Background
Nepal's snap general election on 5 March 2026 was called two years early after youth-led 'Gen Z' protests against corruption and a social media clampdown forced Prime Minister KP Sharma Oli to resign in September 2025. Those protests saw dozens killed and more than a thousand injured in some of the most serious street unrest in decades, prompting the creation of an interim government tasked with preparing new polls and investigating abuses. ## Election outcome
Preliminary and near-final tallies indicate that the anti-establishment Rastriya Swatantra Party (RSP), led by rapper-turned-Kathmandu mayor Balendra Shah, has secured an outright majority in the 275-member House of Representatives, a rare single-party dominance in Nepal's mixed electoral system.

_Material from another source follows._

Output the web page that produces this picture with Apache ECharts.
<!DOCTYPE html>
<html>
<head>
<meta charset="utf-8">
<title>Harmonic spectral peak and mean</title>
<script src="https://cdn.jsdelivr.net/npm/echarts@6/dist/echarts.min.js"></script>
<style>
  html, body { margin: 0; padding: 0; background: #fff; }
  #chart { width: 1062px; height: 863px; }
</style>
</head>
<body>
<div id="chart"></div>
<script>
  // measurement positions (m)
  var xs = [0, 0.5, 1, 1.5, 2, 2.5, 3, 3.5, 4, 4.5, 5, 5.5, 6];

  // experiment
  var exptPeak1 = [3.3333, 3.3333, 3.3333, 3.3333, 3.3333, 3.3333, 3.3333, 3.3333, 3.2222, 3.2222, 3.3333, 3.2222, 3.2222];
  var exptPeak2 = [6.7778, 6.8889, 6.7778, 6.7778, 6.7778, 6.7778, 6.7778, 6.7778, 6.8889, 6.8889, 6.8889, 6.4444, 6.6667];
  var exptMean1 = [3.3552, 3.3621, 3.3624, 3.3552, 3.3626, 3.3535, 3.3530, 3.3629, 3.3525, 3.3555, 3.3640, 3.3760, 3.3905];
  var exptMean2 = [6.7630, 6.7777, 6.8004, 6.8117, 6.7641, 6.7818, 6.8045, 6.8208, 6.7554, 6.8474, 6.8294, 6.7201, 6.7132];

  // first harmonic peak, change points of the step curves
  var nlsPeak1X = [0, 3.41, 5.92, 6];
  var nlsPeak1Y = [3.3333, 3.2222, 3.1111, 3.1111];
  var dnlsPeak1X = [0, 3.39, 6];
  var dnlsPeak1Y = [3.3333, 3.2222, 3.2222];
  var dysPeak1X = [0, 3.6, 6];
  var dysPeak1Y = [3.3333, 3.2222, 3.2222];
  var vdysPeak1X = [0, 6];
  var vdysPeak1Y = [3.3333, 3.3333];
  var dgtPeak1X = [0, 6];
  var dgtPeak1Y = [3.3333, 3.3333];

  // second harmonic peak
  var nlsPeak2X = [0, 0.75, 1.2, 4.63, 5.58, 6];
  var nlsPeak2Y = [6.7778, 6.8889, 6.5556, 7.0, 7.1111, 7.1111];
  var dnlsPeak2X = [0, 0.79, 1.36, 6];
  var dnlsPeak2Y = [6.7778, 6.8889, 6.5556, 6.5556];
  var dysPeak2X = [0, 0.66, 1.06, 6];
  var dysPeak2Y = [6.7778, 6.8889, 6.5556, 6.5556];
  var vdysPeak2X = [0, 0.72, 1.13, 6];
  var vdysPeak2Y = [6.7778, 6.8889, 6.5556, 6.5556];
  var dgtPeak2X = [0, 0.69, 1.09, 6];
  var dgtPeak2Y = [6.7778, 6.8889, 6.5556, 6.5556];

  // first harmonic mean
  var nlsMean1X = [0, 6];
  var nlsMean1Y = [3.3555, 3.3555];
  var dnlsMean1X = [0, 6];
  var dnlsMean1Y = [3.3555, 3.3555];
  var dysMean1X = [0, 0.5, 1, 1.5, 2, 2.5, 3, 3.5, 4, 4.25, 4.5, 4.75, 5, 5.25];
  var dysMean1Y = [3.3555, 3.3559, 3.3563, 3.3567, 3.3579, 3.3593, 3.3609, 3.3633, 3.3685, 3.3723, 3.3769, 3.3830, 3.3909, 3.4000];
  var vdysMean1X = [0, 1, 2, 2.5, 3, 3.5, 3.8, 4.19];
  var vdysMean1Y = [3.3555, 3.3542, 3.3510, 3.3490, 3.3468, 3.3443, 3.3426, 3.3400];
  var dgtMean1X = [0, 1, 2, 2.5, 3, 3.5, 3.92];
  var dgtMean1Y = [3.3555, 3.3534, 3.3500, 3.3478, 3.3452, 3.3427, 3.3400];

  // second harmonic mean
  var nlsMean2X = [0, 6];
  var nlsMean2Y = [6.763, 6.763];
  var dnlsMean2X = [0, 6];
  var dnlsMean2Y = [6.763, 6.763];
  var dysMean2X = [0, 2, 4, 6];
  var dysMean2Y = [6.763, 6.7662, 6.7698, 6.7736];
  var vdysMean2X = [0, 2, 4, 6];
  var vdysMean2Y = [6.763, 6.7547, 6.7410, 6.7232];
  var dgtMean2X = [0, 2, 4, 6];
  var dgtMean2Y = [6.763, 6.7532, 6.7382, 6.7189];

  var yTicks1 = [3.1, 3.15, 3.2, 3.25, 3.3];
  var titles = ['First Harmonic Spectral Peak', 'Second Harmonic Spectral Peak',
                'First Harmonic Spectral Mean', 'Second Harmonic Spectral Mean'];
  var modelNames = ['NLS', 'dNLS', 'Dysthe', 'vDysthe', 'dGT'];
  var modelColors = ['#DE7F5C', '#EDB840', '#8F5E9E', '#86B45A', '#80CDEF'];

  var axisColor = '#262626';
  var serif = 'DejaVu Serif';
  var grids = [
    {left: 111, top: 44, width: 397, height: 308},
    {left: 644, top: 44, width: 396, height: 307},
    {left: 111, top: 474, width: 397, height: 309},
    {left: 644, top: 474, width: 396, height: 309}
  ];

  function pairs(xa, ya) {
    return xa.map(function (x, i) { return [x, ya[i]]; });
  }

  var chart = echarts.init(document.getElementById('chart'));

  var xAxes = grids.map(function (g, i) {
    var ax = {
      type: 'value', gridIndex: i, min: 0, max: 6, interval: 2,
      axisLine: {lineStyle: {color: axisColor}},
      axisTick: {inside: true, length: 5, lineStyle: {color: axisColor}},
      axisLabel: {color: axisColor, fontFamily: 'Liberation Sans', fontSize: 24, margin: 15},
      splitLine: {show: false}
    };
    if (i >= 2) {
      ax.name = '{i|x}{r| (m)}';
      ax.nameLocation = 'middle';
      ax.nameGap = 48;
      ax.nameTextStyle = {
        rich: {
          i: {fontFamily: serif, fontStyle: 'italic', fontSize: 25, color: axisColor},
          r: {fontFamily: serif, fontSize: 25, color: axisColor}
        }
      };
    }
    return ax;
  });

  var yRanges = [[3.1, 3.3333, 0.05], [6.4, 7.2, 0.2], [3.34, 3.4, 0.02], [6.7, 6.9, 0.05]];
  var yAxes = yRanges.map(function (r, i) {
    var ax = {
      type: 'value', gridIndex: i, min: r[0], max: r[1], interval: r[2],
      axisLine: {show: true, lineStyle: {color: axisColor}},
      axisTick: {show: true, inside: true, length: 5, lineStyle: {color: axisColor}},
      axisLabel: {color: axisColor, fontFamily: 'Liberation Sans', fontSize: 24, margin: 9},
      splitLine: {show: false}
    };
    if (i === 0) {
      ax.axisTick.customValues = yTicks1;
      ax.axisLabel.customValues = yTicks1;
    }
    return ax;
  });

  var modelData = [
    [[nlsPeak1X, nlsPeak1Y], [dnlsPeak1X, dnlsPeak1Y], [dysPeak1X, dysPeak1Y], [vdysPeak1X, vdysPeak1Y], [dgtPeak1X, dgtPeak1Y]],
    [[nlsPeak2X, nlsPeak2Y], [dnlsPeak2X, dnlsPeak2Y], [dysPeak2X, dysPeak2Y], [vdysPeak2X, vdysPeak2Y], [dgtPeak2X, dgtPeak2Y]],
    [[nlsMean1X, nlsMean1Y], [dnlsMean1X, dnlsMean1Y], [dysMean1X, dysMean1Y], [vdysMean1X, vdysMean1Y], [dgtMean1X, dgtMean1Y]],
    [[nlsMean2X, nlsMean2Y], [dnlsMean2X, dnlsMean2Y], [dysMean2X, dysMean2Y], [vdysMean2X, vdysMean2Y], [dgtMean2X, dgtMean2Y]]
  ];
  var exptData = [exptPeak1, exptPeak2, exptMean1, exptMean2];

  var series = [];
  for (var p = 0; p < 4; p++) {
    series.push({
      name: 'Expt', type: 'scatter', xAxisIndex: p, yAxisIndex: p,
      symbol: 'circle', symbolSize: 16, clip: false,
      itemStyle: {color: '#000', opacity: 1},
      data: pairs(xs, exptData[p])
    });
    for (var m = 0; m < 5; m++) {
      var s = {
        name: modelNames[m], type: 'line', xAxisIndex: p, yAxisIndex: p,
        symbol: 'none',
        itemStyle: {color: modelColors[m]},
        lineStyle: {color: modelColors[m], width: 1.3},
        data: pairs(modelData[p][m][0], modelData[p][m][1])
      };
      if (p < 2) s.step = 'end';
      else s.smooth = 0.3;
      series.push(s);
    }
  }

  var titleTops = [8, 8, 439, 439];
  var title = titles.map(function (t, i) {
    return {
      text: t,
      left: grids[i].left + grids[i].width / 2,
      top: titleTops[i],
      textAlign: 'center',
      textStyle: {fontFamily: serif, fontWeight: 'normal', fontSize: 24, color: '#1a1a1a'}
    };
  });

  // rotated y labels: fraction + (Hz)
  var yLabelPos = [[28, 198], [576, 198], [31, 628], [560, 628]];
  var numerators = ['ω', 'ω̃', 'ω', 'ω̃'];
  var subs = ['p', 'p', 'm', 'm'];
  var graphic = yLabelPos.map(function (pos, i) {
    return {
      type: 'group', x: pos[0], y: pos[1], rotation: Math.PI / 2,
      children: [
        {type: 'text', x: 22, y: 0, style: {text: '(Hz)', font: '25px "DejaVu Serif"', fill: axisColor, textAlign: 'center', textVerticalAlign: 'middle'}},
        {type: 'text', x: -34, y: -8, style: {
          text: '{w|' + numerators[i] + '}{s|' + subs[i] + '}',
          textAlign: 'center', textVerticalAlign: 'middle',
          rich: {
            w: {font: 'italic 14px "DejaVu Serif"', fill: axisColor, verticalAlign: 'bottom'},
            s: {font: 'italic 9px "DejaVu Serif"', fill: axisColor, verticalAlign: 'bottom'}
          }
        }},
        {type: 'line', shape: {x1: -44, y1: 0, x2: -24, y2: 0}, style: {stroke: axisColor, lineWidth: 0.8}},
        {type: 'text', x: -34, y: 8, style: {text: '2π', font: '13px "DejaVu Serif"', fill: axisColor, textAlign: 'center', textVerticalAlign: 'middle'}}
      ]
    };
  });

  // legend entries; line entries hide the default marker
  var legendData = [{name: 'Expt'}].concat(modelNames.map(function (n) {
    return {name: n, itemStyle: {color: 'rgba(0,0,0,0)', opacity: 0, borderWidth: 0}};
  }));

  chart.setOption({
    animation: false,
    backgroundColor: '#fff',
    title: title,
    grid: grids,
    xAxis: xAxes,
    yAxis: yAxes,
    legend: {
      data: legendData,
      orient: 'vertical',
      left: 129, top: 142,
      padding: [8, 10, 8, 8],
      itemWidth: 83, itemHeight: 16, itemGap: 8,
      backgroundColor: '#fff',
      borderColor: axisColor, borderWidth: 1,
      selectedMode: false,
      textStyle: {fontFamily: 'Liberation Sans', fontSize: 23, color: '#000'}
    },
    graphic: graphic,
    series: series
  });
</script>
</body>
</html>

The party's surge reflects deep public frustration with veteran formations such as the Nepali Congress and CPN-UML, which had dominated coalition politics since the federal constitution came into force. ## Why it matters
A strong RSP majority gives the new government unusual room to pursue anti-corruption, governance, and digital-rights reforms, but also concentrates power in a relatively inexperienced party that must navigate entrenched bureaucratic, security, and party networks. Managing expectations from mobilised young citizens while confronting slowing growth, fiscal pressures, and geopolitical competition will determine whether this electoral rupture leads to institutional renewal or fresh instability.